Leave out any pictures and transcribe all other data below exactly.

__________

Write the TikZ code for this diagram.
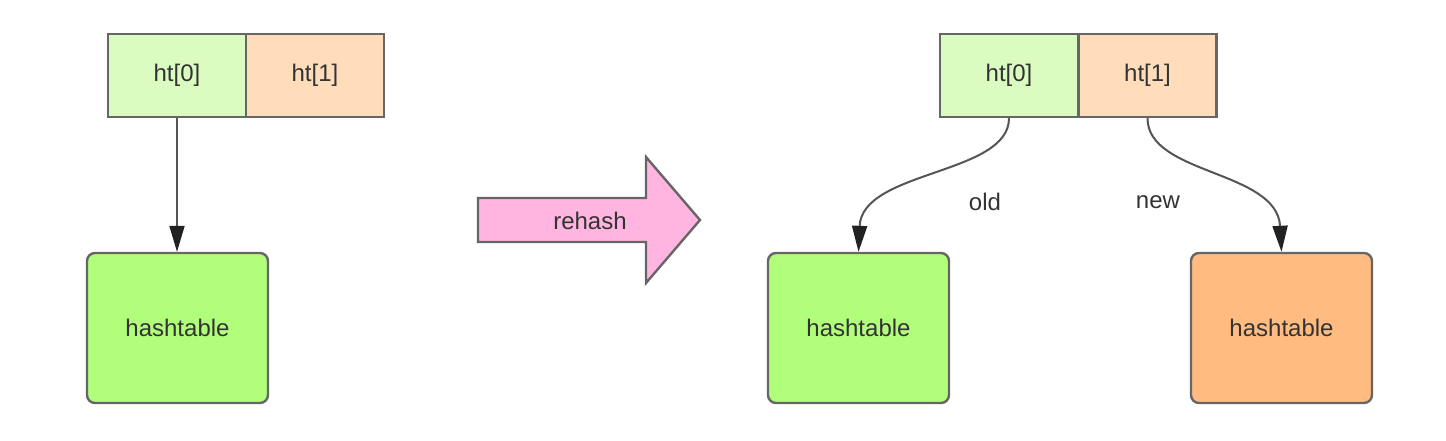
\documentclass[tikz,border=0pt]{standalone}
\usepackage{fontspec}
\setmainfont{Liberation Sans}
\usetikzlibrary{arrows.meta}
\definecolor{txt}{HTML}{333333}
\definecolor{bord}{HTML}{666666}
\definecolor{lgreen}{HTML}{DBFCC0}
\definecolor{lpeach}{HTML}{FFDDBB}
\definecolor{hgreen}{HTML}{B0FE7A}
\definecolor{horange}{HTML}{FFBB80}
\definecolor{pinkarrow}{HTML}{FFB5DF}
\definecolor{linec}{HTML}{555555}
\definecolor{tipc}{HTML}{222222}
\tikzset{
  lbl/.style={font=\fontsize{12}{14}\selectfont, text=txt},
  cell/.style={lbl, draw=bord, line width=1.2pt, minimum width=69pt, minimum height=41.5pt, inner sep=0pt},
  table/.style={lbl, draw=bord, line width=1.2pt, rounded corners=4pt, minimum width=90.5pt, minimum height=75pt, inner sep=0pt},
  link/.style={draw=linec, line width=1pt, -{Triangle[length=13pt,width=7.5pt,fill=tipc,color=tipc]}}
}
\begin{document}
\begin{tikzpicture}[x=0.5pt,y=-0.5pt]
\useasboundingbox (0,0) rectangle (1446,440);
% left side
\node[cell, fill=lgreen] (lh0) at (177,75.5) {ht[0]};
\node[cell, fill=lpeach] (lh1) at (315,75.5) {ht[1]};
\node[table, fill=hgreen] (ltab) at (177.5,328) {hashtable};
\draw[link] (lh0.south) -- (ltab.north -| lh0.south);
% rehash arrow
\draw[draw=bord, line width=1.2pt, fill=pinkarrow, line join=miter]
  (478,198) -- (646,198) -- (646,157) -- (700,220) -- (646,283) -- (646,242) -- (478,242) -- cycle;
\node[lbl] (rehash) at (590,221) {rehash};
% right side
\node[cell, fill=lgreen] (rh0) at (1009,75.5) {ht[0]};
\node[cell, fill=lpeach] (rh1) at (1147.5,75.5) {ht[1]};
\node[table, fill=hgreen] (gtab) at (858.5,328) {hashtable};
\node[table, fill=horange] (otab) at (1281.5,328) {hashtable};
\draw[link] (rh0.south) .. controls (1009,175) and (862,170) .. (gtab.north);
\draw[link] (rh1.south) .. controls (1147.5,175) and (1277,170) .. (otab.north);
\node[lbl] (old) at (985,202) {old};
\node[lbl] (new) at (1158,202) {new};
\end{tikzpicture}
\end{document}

__________

§ The answer
Write the TikZ code for this diagram.
\documentclass[tikz,border=0pt]{standalone}
\usepackage{fontspec}
\setmainfont{Liberation Sans}
\usetikzlibrary{arrows.meta}
\definecolor{txt}{HTML}{333333}
\definecolor{bord}{HTML}{666666}
\definecolor{lgreen}{HTML}{DBFCC0}
\definecolor{lpeach}{HTML}{FFDDBB}
\definecolor{hgreen}{HTML}{B0FE7A}
\definecolor{horange}{HTML}{FFBB80}
\definecolor{pinkarrow}{HTML}{FFB5DF}
\definecolor{linec}{HTML}{555555}
\definecolor{tipc}{HTML}{222222}
\tikzset{
  lbl/.style={font=\fontsize{12}{14}\selectfont, text=txt},
  cell/.style={lbl, draw=bord, line width=1.2pt, minimum width=69pt, minimum height=41.5pt, inner sep=0pt},
  table/.style={lbl, draw=bord, line width=1.2pt, rounded corners=4pt, minimum width=90.5pt, minimum height=75pt, inner sep=0pt},
  link/.style={draw=linec, line width=1pt, -{Triangle[length=13pt,width=7.5pt,fill=tipc,color=tipc]}}
}
\begin{document}
\begin{tikzpicture}[x=0.5pt,y=-0.5pt]
\useasboundingbox (0,0) rectangle (1446,440);
% left side
\node[cell, fill=lgreen] (lh0) at (177,75.5) {ht[0]};
\node[cell, fill=lpeach] (lh1) at (315,75.5) {ht[1]};
\node[table, fill=hgreen] (ltab) at (177.5,328) {hashtable};
\draw[link] (lh0.south) -- (ltab.north -| lh0.south);
% rehash arrow
\draw[draw=bord, line width=1.2pt, fill=pinkarrow, line join=miter]
  (478,198) -- (646,198) -- (646,157) -- (700,220) -- (646,283) -- (646,242) -- (478,242) -- cycle;
\node[lbl] (rehash) at (590,221) {rehash};
% right side
\node[cell, fill=lgreen] (rh0) at (1009,75.5) {ht[0]};
\node[cell, fill=lpeach] (rh1) at (1147.5,75.5) {ht[1]};
\node[table, fill=hgreen] (gtab) at (858.5,328) {hashtable};
\node[table, fill=horange] (otab) at (1281.5,328) {hashtable};
\draw[link] (rh0.south) .. controls (1009,175) and (862,170) .. (gtab.north);
\draw[link] (rh1.south) .. controls (1147.5,175) and (1277,170) .. (otab.north);
\node[lbl] (old) at (985,202) {old};
\node[lbl] (new) at (1158,202) {new};
\end{tikzpicture}
\end{document}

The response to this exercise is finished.